-- START Stored data --

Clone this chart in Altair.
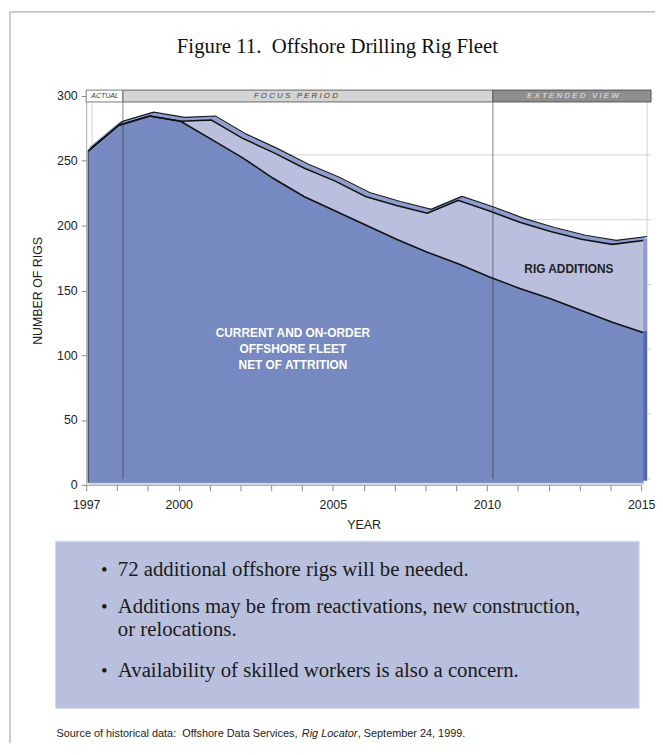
import altair as alt
import pandas as pd

# ---------------- data ----------------
years = list(range(1997, 2016))
total_fleet = [256, 276, 283, 279, 280, 266, 255, 243, 233, 221, 214, 208, 218, 210, 201, 194, 188, 184, 187]
current_fleet = [256, 276, 283, 279, 265, 251, 235, 221, 210, 199, 188, 178, 169, 159, 150, 142, 133, 124, 116]
y_ticks = [0, 50, 100, 150, 200, 250, 300]
x_labels = [1997, 2000, 2005, 2010, 2015]
NB = "\u00a0"
period_names = ["ACTUAL", "F O C U S" + NB * 3 + "P E R I O D", "E X T E N D E D" + NB * 3 + "V I E W"]
period_start = [1997, 1998, 2010]
period_end = [1998, 2010, 2015]
dividers = [1998, 2010]
fleet_label = ["CURRENT AND ON-ORDER", "OFFSHORE FLEET", "NET OF ATTRITION"]
additions_label = "RIG ADDITIONS"
title_text = "Figure 11." + NB * 2 + "Offshore Drilling Rig Fleet"
bullet_lines = [
    "72 additional offshore rigs will be needed.",
    "Additions may be from reactivations, new construction,",
    "or relocations.",
    "Availability of skilled workers is also a concern.",
]
source_parts = ["Source of historical data:" + NB * 2 + "Offshore Data Services,", "Rig Locator", ", September 24, 1999."]

W, H = 561, 393
SANS = "Liberation Sans"
SERIF = "Liberation Serif"

df = pd.DataFrame({"year": years, "total": total_fleet, "current": current_fleet})
df["zero"] = 0
last = df[df.year == 2015]
first = df[df.year == 1997]

xs = alt.Scale(domain=[1997, 2015], nice=False, zero=False)
ys = alt.Scale(domain=[0, 300], nice=False)

label_list = ",".join(str(v) for v in x_labels)
x_axis = alt.Axis(
    values=years, format="d",
    labelExpr=f"indexof([{label_list}], datum.value) >= 0 ? datum.label : ''",
    tickSize=6, tickColor="#888", domainColor="#999", labelFlush=False,
    labelFont=SANS, labelFontSize=12.5, labelColor="#222", labelPadding=8,
    title="YEAR", titleFont=SANS, titleFontSize=12.5, titleFontWeight="normal",
    titleColor="#222", titlePadding=8, grid=False,
)
y_axis = alt.Axis(
    values=y_ticks, tickSize=5, tickColor="#888", domainColor="#aaa",
    labelFont=SANS, labelFontSize=12.5, labelColor="#222", labelPadding=4,
    title="NUMBER OF RIGS", titleFont=SANS, titleFontSize=12.5, titleFontWeight="normal",
    titleColor="#222", titlePadding=12, grid=False,
)

X = lambda f: alt.X(f, type="quantitative", scale=xs, axis=x_axis)
Y = lambda f: alt.Y(f, type="quantitative", scale=ys, axis=y_axis)

one = alt.Data(values=[{"a": 1}])


def ptext(txt, px, py, **kw):
    return alt.Chart(one).mark_text(text=txt, **kw).encode(x=alt.value(px), y=alt.value(py))


# frame lines around figure
frame_left = alt.Chart(one).mark_rule(color="#9a9a9a", strokeWidth=1).encode(
    x=alt.value(-77), y=alt.value(-85), y2=alt.value(660))
frame_top = alt.Chart(one).mark_rule(color="#9a9a9a", strokeWidth=1).encode(
    x=alt.value(-77), x2=alt.value(600), y=alt.value(-85))

# back wall gridlines
grid_df = pd.DataFrame({"v": y_ticks[1:-1], "x0": 1997, "x1": 2015})
grid = alt.Chart(grid_df).mark_rule(color="#cfcfcf", xOffset=6, x2Offset=6, yOffset=-6).encode(
    x=X("x0"), x2="x1", y=Y("v"))
wall_df = pd.DataFrame({"x": [1997, 2015], "y0": 0, "y1": 300})
walls = alt.Chart(wall_df).mark_rule(color="#cfcfcf", xOffset=6, yOffset=-6, y2Offset=-6).encode(
    x=X("x"), y=Y("y0"), y2="y1")
rtick_df = pd.DataFrame({"v": y_ticks, "x0": 2015})
rticks = alt.Chart(rtick_df).mark_tick(color="#bbb", orient="horizontal", size=4, xOffset=8, yOffset=-6).encode(
    x=X("x0"), y=Y("v"))

# floor
floor_df = pd.DataFrame({"x0": [1997], "x1": [2015], "y": [0]})
floor = alt.Chart(floor_df).mark_rule(color="#d2d2d2", strokeWidth=6, xOffset=3, x2Offset=3, yOffset=-3).encode(
    x=X("x0"), x2="x1", y=Y("y"))

area_total = alt.Chart(df).mark_area(color="#b9bfdd", xOffset=2, yOffset=-2, y2Offset=-2).encode(
    x=X("year"), y=Y("total"), y2="zero")
area_current = alt.Chart(df).mark_area(color="#7689c0", xOffset=2, yOffset=-2, y2Offset=-2).encode(
    x=X("year"), y=Y("current"), y2="zero")

side_low = alt.Chart(last).mark_rule(color="#4f6bad", strokeWidth=4, xOffset=4, yOffset=-4, y2Offset=-4).encode(
    x=X("year"), y=Y("zero"), y2="current")
side_high = alt.Chart(last).mark_rule(color="#8e9bd0", strokeWidth=4, xOffset=4, yOffset=-4, y2Offset=-4).encode(
    x=X("year"), y=Y("current"), y2="total")

ribbon = alt.Chart(df).mark_line(color="#8e9dd2", strokeWidth=4, xOffset=4, yOffset=-4, strokeJoin="round").encode(
    x=X("year"), y=Y("total"))
edge_back = alt.Chart(df).mark_line(color="#1a1a1a", strokeWidth=1.2, xOffset=6, yOffset=-6).encode(
    x=X("year"), y=Y("total"))
edge_front = alt.Chart(df).mark_line(color="#111", strokeWidth=1.6, xOffset=2, yOffset=-2).encode(
    x=X("year"), y=Y("total"))
edge_current = alt.Chart(df).mark_line(color="#111", strokeWidth=1.6, xOffset=2, yOffset=-2).encode(
    x=X("year"), y=Y("current"))
edge_left = alt.Chart(first).mark_rule(color="#333", strokeWidth=1, xOffset=2, yOffset=-2, y2Offset=-2).encode(
    x=X("year"), y=Y("zero"), y2="total")

div_df = pd.DataFrame({"x": dividers, "y0": 0, "y1": 300})
div_lines = alt.Chart(div_df).mark_rule(color="#333", opacity=0.6, strokeWidth=1, xOffset=6, yOffset=-6, y2Offset=-6).encode(
    x=X("x"), y=Y("y0"), y2="y1")

# header bands
band_df = pd.DataFrame({"name": period_names, "x0": period_start, "x1": period_end})
band_a = alt.Chart(band_df.iloc[[0]]).mark_rect(fill="#ffffff", stroke="#777", strokeWidth=1, x2Offset=6).encode(
    x=X("x0"), x2="x1", y=alt.value(-6), y2=alt.value(6))
band_f = alt.Chart(band_df.iloc[[1]]).mark_rect(fill="#d4d4d4", stroke="#666", strokeWidth=1, xOffset=6, x2Offset=6).encode(
    x=X("x0"), x2="x1", y=alt.value(-6), y2=alt.value(6))
band_e = alt.Chart(band_df.iloc[[2]]).mark_rect(fill="#8e8e8e", stroke="#555", strokeWidth=1, xOffset=6, x2Offset=10).encode(
    x=X("x0"), x2="x1", y=alt.value(-6), y2=alt.value(6))
band_text_a = ptext(period_names[0], 19, 0.5, font=SANS, fontSize=7, fontStyle="italic", color="#333")
band_text_f = ptext(period_names[1], 212, 0.5, font=SANS, fontSize=8, fontStyle="italic", color="#444")
band_text_e = ptext(period_names[2], 492, 0.5, font=SANS, fontSize=8, fontStyle="italic", color="#e8e8e8")

# annotations
ann_fleet = ptext(fleet_label, 209, 240, font=SANS, fontSize=12, fontWeight="bold",
                  color="white", lineHeight=16, baseline="middle")
ann_add = ptext(additions_label, 488, 175, font=SANS, fontSize=12, fontWeight="bold", color="#222")

title = ptext(title_text, 254, -49, font=SERIF, fontSize=21, color="#111")

# bottom box with bullets
box = alt.Chart(one).mark_rect(fill="#b9c0dd", stroke="#d6dbec", strokeWidth=1).encode(
    x=alt.value(-31), x2=alt.value(559), y=alt.value(450), y2=alt.value(619))
bullet_y = [479, 517, 540, 581]
bullet_layers = [ptext(t, 32, py, font=SERIF, fontSize=21, color="#1a1a1a", align="left")
                 for t, py in zip(bullet_lines, bullet_y)]
dot_layers = [ptext("•", 15, py, font=SERIF, fontSize=19, color="#1a1a1a", align="left")
              for py in [479, 517, 581]]

src_a = ptext(source_parts[0], -30, 645, font=SANS, fontSize=11, color="#222", align="left")
src_b = ptext(source_parts[1], 218, 645, font=SANS, fontSize=11, fontStyle="italic", color="#222", align="left")
src_c = ptext(source_parts[2], 274.5, 645, font=SANS, fontSize=11, color="#222", align="left")

chart = alt.layer(
    frame_left, frame_top, grid, walls, rticks, floor,
    area_total, area_current, side_low, side_high,
    ribbon, edge_back, edge_front, edge_current, edge_left, div_lines,
    band_a, band_f, band_e, band_text_a, band_text_f, band_text_e,
    ann_fleet, ann_add, title, box, *bullet_layers, *dot_layers, src_a, src_b, src_c,
).properties(
    width=W, height=H,
    autosize=alt.AutoSizeParams(type="none"),
    padding={"left": 79, "top": 85, "right": 14, "bottom": 257},
    background="white",
).configure_view(stroke=None)

chart.save("out.html", embed_options={"renderer": "svg", "actions": False})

-- END Stored data --

Problem description ::
Exactly restate the lines from the beginning of the data through the line with "ys = alt.Scale(domain=[0, 300], nice=False)", and no others, keeping pictures out.

Finished exercise ::
Clone this chart in Altair.
import altair as alt
import pandas as pd

# ---------------- data ----------------
years = list(range(1997, 2016))
total_fleet = [256, 276, 283, 279, 280, 266, 255, 243, 233, 221, 214, 208, 218, 210, 201, 194, 188, 184, 187]
current_fleet = [256, 276, 283, 279, 265, 251, 235, 221, 210, 199, 188, 178, 169, 159, 150, 142, 133, 124, 116]
y_ticks = [0, 50, 100, 150, 200, 250, 300]
x_labels = [1997, 2000, 2005, 2010, 2015]
NB = "\u00a0"
period_names = ["ACTUAL", "F O C U S" + NB * 3 + "P E R I O D", "E X T E N D E D" + NB * 3 + "V I E W"]
period_start = [1997, 1998, 2010]
period_end = [1998, 2010, 2015]
dividers = [1998, 2010]
fleet_label = ["CURRENT AND ON-ORDER", "OFFSHORE FLEET", "NET OF ATTRITION"]
additions_label = "RIG ADDITIONS"
title_text = "Figure 11." + NB * 2 + "Offshore Drilling Rig Fleet"
bullet_lines = [
    "72 additional offshore rigs will be needed.",
    "Additions may be from reactivations, new construction,",
    "or relocations.",
    "Availability of skilled workers is also a concern.",
]
source_parts = ["Source of historical data:" + NB * 2 + "Offshore Data Services,", "Rig Locator", ", September 24, 1999."]

W, H = 561, 393
SANS = "Liberation Sans"
SERIF = "Liberation Serif"

df = pd.DataFrame({"year": years, "total": total_fleet, "current": current_fleet})
df["zero"] = 0
last = df[df.year == 2015]
first = df[df.year == 1997]

xs = alt.Scale(domain=[1997, 2015], nice=False, zero=False)
ys = alt.Scale(domain=[0, 300], nice=False)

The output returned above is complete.